* start *
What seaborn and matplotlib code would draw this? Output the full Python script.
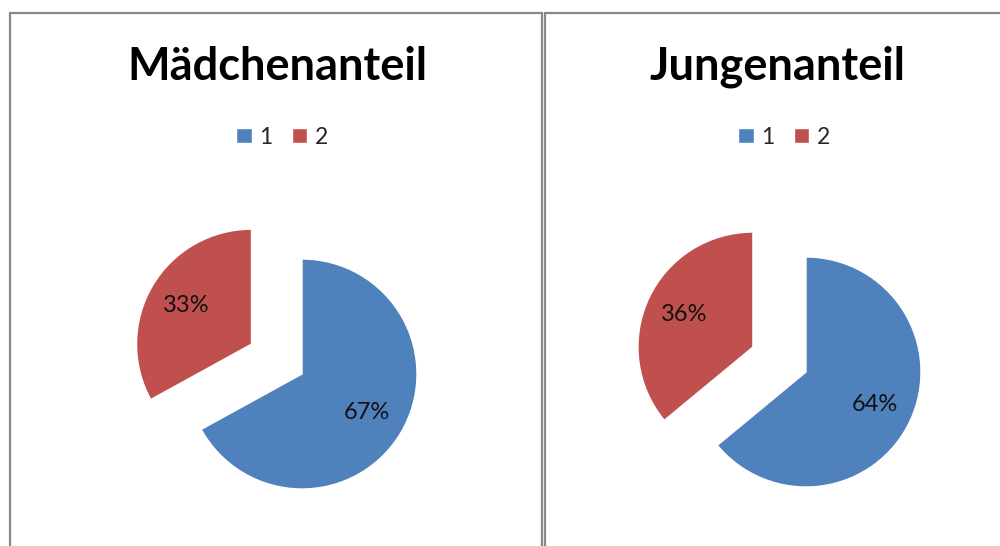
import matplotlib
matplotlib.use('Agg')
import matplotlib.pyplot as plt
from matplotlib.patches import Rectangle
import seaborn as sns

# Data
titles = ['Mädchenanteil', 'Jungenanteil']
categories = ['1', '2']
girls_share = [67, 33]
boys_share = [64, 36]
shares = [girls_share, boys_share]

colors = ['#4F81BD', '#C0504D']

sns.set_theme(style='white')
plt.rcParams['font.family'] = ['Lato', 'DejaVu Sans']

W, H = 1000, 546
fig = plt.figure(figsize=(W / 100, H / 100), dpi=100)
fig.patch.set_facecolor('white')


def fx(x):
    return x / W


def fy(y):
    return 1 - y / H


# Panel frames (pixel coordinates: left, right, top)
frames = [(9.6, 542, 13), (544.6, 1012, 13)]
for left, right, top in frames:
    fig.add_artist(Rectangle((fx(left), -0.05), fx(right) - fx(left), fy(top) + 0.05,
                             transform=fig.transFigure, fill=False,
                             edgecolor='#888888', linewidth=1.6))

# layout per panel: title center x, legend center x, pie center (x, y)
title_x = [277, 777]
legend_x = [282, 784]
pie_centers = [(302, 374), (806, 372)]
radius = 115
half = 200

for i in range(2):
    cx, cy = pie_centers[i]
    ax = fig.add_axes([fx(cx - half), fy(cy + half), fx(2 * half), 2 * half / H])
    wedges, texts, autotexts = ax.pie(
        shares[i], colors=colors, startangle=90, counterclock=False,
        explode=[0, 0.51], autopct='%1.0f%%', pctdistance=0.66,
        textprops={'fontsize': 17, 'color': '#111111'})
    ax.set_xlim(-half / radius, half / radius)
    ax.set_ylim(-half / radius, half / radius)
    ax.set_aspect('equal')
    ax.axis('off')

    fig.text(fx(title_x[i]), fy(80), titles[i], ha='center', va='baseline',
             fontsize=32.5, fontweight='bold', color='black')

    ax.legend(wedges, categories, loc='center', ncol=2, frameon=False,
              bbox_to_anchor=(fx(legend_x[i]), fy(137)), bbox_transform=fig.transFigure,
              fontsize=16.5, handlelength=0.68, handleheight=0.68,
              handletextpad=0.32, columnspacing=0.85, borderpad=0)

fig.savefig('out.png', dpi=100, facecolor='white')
* end *
▶ [What to work on] Your copy of the data above should match it exactly, except that pictures are left out.

▶ [Correct result]
What seaborn and matplotlib code would draw this? Output the full Python script.
import matplotlib
matplotlib.use('Agg')
import matplotlib.pyplot as plt
from matplotlib.patches import Rectangle
import seaborn as sns

# Data
titles = ['Mädchenanteil', 'Jungenanteil']
categories = ['1', '2']
girls_share = [67, 33]
boys_share = [64, 36]
shares = [girls_share, boys_share]

colors = ['#4F81BD', '#C0504D']

sns.set_theme(style='white')
plt.rcParams['font.family'] = ['Lato', 'DejaVu Sans']

W, H = 1000, 546
fig = plt.figure(figsize=(W / 100, H / 100), dpi=100)
fig.patch.set_facecolor('white')


def fx(x):
    return x / W


def fy(y):
    return 1 - y / H


# Panel frames (pixel coordinates: left, right, top)
frames = [(9.6, 542, 13), (544.6, 1012, 13)]
for left, right, top in frames:
    fig.add_artist(Rectangle((fx(left), -0.05), fx(right) - fx(left), fy(top) + 0.05,
                             transform=fig.transFigure, fill=False,
                             edgecolor='#888888', linewidth=1.6))

# layout per panel: title center x, legend center x, pie center (x, y)
title_x = [277, 777]
legend_x = [282, 784]
pie_centers = [(302, 374), (806, 372)]
radius = 115
half = 200

for i in range(2):
    cx, cy = pie_centers[i]
    ax = fig.add_axes([fx(cx - half), fy(cy + half), fx(2 * half), 2 * half / H])
    wedges, texts, autotexts = ax.pie(
        shares[i], colors=colors, startangle=90, counterclock=False,
        explode=[0, 0.51], autopct='%1.0f%%', pctdistance=0.66,
        textprops={'fontsize': 17, 'color': '#111111'})
    ax.set_xlim(-half / radius, half / radius)
    ax.set_ylim(-half / radius, half / radius)
    ax.set_aspect('equal')
    ax.axis('off')

    fig.text(fx(title_x[i]), fy(80), titles[i], ha='center', va='baseline',
             fontsize=32.5, fontweight='bold', color='black')

    ax.legend(wedges, categories, loc='center', ncol=2, frameon=False,
              bbox_to_anchor=(fx(legend_x[i]), fy(137)), bbox_transform=fig.transFigure,
              fontsize=16.5, handlelength=0.68, handleheight=0.68,
              handletextpad=0.32, columnspacing=0.85, borderpad=0)

fig.savefig('out.png', dpi=100, facecolor='white')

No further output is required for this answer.